Material provided ->
· · · · ·

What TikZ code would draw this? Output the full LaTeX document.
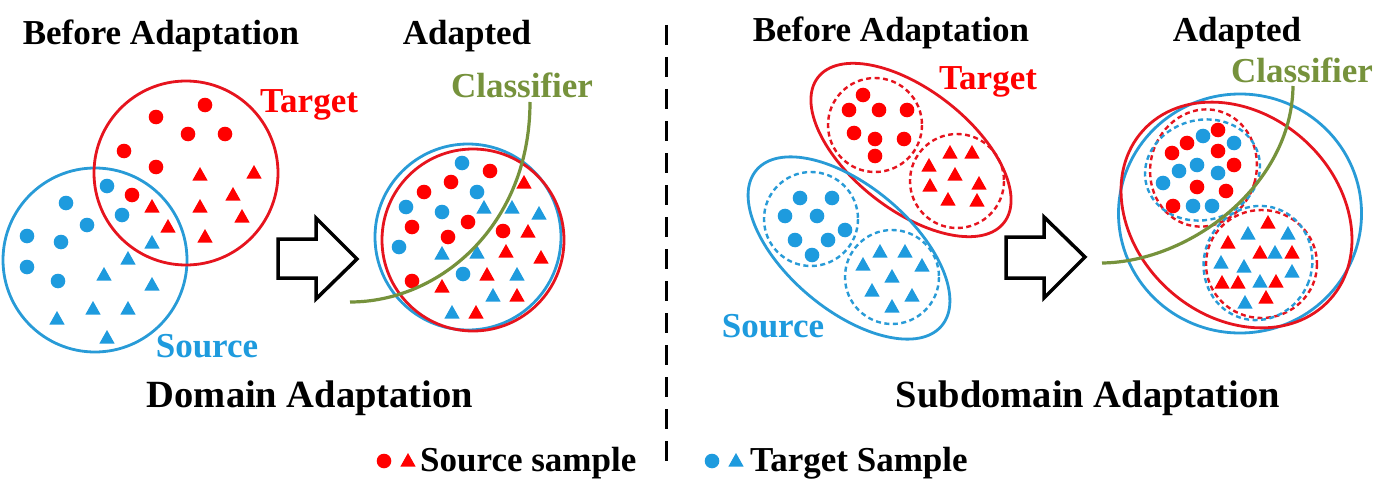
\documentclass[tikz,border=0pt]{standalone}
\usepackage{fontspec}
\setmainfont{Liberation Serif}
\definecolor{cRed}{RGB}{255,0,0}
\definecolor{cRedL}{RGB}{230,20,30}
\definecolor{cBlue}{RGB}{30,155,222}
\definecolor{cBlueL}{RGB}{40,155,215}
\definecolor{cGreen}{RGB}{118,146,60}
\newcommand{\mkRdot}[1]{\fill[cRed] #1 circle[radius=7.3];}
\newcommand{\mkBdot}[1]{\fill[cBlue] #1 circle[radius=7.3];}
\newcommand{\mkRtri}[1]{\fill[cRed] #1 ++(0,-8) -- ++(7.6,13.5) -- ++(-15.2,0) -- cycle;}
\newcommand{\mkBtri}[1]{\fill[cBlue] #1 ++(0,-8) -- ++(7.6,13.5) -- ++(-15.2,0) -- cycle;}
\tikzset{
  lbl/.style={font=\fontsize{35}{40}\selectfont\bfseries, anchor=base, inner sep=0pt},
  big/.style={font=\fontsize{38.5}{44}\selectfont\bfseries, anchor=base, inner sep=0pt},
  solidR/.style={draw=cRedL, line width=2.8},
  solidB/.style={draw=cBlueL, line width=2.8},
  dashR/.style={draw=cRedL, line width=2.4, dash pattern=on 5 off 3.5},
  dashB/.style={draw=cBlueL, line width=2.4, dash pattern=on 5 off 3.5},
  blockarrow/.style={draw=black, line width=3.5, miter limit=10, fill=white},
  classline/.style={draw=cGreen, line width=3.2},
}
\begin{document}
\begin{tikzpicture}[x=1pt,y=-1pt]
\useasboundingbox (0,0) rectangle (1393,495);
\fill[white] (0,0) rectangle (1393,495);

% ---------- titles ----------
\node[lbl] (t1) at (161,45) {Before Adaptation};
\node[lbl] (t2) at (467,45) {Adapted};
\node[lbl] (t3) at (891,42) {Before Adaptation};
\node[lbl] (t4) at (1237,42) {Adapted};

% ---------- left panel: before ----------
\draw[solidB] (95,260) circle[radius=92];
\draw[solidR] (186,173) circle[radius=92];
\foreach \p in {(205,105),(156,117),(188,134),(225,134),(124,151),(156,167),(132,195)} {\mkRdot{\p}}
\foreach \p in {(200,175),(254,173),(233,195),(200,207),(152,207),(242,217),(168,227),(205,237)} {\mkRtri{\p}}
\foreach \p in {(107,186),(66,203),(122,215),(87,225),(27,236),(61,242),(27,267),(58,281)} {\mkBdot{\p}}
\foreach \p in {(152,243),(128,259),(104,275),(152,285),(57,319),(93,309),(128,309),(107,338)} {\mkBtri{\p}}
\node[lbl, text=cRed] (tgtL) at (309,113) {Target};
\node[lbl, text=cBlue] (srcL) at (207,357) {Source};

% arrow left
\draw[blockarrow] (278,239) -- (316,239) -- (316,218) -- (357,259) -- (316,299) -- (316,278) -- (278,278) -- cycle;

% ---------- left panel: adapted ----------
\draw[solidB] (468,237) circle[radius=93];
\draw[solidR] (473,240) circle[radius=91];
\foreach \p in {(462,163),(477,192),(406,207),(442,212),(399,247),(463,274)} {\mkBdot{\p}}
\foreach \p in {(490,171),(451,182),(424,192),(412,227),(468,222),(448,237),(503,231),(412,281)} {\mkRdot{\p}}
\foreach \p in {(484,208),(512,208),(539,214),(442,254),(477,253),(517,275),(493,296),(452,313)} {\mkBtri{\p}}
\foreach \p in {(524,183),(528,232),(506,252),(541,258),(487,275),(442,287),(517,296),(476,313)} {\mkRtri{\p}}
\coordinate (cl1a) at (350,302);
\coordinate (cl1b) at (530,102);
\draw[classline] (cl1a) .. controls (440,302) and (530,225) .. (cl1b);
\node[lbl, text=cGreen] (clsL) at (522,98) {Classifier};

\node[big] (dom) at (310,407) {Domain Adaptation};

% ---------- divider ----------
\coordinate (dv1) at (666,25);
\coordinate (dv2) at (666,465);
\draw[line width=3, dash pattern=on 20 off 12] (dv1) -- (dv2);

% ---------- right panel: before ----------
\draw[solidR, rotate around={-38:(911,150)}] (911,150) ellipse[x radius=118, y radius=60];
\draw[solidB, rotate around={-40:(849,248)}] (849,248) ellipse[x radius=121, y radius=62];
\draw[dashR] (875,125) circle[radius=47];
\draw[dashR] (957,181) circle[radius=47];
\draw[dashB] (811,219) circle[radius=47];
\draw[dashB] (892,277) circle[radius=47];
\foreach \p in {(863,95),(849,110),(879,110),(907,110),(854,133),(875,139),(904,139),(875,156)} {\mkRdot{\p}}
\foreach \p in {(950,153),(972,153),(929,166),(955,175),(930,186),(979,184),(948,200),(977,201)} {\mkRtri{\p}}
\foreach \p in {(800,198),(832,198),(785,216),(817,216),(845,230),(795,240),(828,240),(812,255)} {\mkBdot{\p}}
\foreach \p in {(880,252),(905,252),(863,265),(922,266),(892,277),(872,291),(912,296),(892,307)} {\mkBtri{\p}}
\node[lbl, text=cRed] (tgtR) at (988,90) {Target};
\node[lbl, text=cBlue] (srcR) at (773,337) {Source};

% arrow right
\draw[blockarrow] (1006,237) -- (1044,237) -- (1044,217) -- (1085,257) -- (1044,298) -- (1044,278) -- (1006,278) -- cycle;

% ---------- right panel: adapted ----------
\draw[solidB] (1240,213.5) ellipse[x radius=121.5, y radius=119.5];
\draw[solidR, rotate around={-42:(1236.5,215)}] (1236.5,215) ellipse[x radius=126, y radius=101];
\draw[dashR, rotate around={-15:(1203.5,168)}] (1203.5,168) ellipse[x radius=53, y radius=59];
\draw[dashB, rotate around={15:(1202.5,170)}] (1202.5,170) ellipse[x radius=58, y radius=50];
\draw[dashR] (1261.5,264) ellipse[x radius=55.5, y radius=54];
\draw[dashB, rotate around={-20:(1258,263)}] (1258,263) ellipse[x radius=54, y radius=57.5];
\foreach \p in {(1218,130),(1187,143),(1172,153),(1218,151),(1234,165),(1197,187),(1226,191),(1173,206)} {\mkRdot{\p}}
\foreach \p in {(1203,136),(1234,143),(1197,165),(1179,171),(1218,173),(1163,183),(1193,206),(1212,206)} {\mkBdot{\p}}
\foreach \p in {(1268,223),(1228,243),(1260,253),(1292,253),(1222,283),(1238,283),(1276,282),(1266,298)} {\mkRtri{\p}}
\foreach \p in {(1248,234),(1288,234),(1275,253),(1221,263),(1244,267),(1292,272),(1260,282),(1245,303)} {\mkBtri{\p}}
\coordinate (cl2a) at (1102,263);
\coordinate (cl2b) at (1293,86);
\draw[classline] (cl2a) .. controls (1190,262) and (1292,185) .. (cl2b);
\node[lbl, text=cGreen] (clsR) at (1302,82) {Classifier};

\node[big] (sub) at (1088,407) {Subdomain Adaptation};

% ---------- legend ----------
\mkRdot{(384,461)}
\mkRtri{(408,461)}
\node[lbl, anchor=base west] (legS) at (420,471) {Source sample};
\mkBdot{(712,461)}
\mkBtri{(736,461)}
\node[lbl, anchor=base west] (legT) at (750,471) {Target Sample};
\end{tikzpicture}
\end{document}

· · · · ·

Stated task ->
Reproduce the material in full, word for word, and omit the pictures.

Output for this exercise ->
What TikZ code would draw this? Output the full LaTeX document.
\documentclass[tikz,border=0pt]{standalone}
\usepackage{fontspec}
\setmainfont{Liberation Serif}
\definecolor{cRed}{RGB}{255,0,0}
\definecolor{cRedL}{RGB}{230,20,30}
\definecolor{cBlue}{RGB}{30,155,222}
\definecolor{cBlueL}{RGB}{40,155,215}
\definecolor{cGreen}{RGB}{118,146,60}
\newcommand{\mkRdot}[1]{\fill[cRed] #1 circle[radius=7.3];}
\newcommand{\mkBdot}[1]{\fill[cBlue] #1 circle[radius=7.3];}
\newcommand{\mkRtri}[1]{\fill[cRed] #1 ++(0,-8) -- ++(7.6,13.5) -- ++(-15.2,0) -- cycle;}
\newcommand{\mkBtri}[1]{\fill[cBlue] #1 ++(0,-8) -- ++(7.6,13.5) -- ++(-15.2,0) -- cycle;}
\tikzset{
  lbl/.style={font=\fontsize{35}{40}\selectfont\bfseries, anchor=base, inner sep=0pt},
  big/.style={font=\fontsize{38.5}{44}\selectfont\bfseries, anchor=base, inner sep=0pt},
  solidR/.style={draw=cRedL, line width=2.8},
  solidB/.style={draw=cBlueL, line width=2.8},
  dashR/.style={draw=cRedL, line width=2.4, dash pattern=on 5 off 3.5},
  dashB/.style={draw=cBlueL, line width=2.4, dash pattern=on 5 off 3.5},
  blockarrow/.style={draw=black, line width=3.5, miter limit=10, fill=white},
  classline/.style={draw=cGreen, line width=3.2},
}
\begin{document}
\begin{tikzpicture}[x=1pt,y=-1pt]
\useasboundingbox (0,0) rectangle (1393,495);
\fill[white] (0,0) rectangle (1393,495);

% ---------- titles ----------
\node[lbl] (t1) at (161,45) {Before Adaptation};
\node[lbl] (t2) at (467,45) {Adapted};
\node[lbl] (t3) at (891,42) {Before Adaptation};
\node[lbl] (t4) at (1237,42) {Adapted};

% ---------- left panel: before ----------
\draw[solidB] (95,260) circle[radius=92];
\draw[solidR] (186,173) circle[radius=92];
\foreach \p in {(205,105),(156,117),(188,134),(225,134),(124,151),(156,167),(132,195)} {\mkRdot{\p}}
\foreach \p in {(200,175),(254,173),(233,195),(200,207),(152,207),(242,217),(168,227),(205,237)} {\mkRtri{\p}}
\foreach \p in {(107,186),(66,203),(122,215),(87,225),(27,236),(61,242),(27,267),(58,281)} {\mkBdot{\p}}
\foreach \p in {(152,243),(128,259),(104,275),(152,285),(57,319),(93,309),(128,309),(107,338)} {\mkBtri{\p}}
\node[lbl, text=cRed] (tgtL) at (309,113) {Target};
\node[lbl, text=cBlue] (srcL) at (207,357) {Source};

% arrow left
\draw[blockarrow] (278,239) -- (316,239) -- (316,218) -- (357,259) -- (316,299) -- (316,278) -- (278,278) -- cycle;

% ---------- left panel: adapted ----------
\draw[solidB] (468,237) circle[radius=93];
\draw[solidR] (473,240) circle[radius=91];
\foreach \p in {(462,163),(477,192),(406,207),(442,212),(399,247),(463,274)} {\mkBdot{\p}}
\foreach \p in {(490,171),(451,182),(424,192),(412,227),(468,222),(448,237),(503,231),(412,281)} {\mkRdot{\p}}
\foreach \p in {(484,208),(512,208),(539,214),(442,254),(477,253),(517,275),(493,296),(452,313)} {\mkBtri{\p}}
\foreach \p in {(524,183),(528,232),(506,252),(541,258),(487,275),(442,287),(517,296),(476,313)} {\mkRtri{\p}}
\coordinate (cl1a) at (350,302);
\coordinate (cl1b) at (530,102);
\draw[classline] (cl1a) .. controls (440,302) and (530,225) .. (cl1b);
\node[lbl, text=cGreen] (clsL) at (522,98) {Classifier};

\node[big] (dom) at (310,407) {Domain Adaptation};

% ---------- divider ----------
\coordinate (dv1) at (666,25);
\coordinate (dv2) at (666,465);
\draw[line width=3, dash pattern=on 20 off 12] (dv1) -- (dv2);

% ---------- right panel: before ----------
\draw[solidR, rotate around={-38:(911,150)}] (911,150) ellipse[x radius=118, y radius=60];
\draw[solidB, rotate around={-40:(849,248)}] (849,248) ellipse[x radius=121, y radius=62];
\draw[dashR] (875,125) circle[radius=47];
\draw[dashR] (957,181) circle[radius=47];
\draw[dashB] (811,219) circle[radius=47];
\draw[dashB] (892,277) circle[radius=47];
\foreach \p in {(863,95),(849,110),(879,110),(907,110),(854,133),(875,139),(904,139),(875,156)} {\mkRdot{\p}}
\foreach \p in {(950,153),(972,153),(929,166),(955,175),(930,186),(979,184),(948,200),(977,201)} {\mkRtri{\p}}
\foreach \p in {(800,198),(832,198),(785,216),(817,216),(845,230),(795,240),(828,240),(812,255)} {\mkBdot{\p}}
\foreach \p in {(880,252),(905,252),(863,265),(922,266),(892,277),(872,291),(912,296),(892,307)} {\mkBtri{\p}}
\node[lbl, text=cRed] (tgtR) at (988,90) {Target};
\node[lbl, text=cBlue] (srcR) at (773,337) {Source};

% arrow right
\draw[blockarrow] (1006,237) -- (1044,237) -- (1044,217) -- (1085,257) -- (1044,298) -- (1044,278) -- (1006,278) -- cycle;

% ---------- right panel: adapted ----------
\draw[solidB] (1240,213.5) ellipse[x radius=121.5, y radius=119.5];
\draw[solidR, rotate around={-42:(1236.5,215)}] (1236.5,215) ellipse[x radius=126, y radius=101];
\draw[dashR, rotate around={-15:(1203.5,168)}] (1203.5,168) ellipse[x radius=53, y radius=59];
\draw[dashB, rotate around={15:(1202.5,170)}] (1202.5,170) ellipse[x radius=58, y radius=50];
\draw[dashR] (1261.5,264) ellipse[x radius=55.5, y radius=54];
\draw[dashB, rotate around={-20:(1258,263)}] (1258,263) ellipse[x radius=54, y radius=57.5];
\foreach \p in {(1218,130),(1187,143),(1172,153),(1218,151),(1234,165),(1197,187),(1226,191),(1173,206)} {\mkRdot{\p}}
\foreach \p in {(1203,136),(1234,143),(1197,165),(1179,171),(1218,173),(1163,183),(1193,206),(1212,206)} {\mkBdot{\p}}
\foreach \p in {(1268,223),(1228,243),(1260,253),(1292,253),(1222,283),(1238,283),(1276,282),(1266,298)} {\mkRtri{\p}}
\foreach \p in {(1248,234),(1288,234),(1275,253),(1221,263),(1244,267),(1292,272),(1260,282),(1245,303)} {\mkBtri{\p}}
\coordinate (cl2a) at (1102,263);
\coordinate (cl2b) at (1293,86);
\draw[classline] (cl2a) .. controls (1190,262) and (1292,185) .. (cl2b);
\node[lbl, text=cGreen] (clsR) at (1302,82) {Classifier};

\node[big] (sub) at (1088,407) {Subdomain Adaptation};

% ---------- legend ----------
\mkRdot{(384,461)}
\mkRtri{(408,461)}
\node[lbl, anchor=base west] (legS) at (420,471) {Source sample};
\mkBdot{(712,461)}
\mkBtri{(736,461)}
\node[lbl, anchor=base west] (legT) at (750,471) {Target Sample};
\end{tikzpicture}
\end{document}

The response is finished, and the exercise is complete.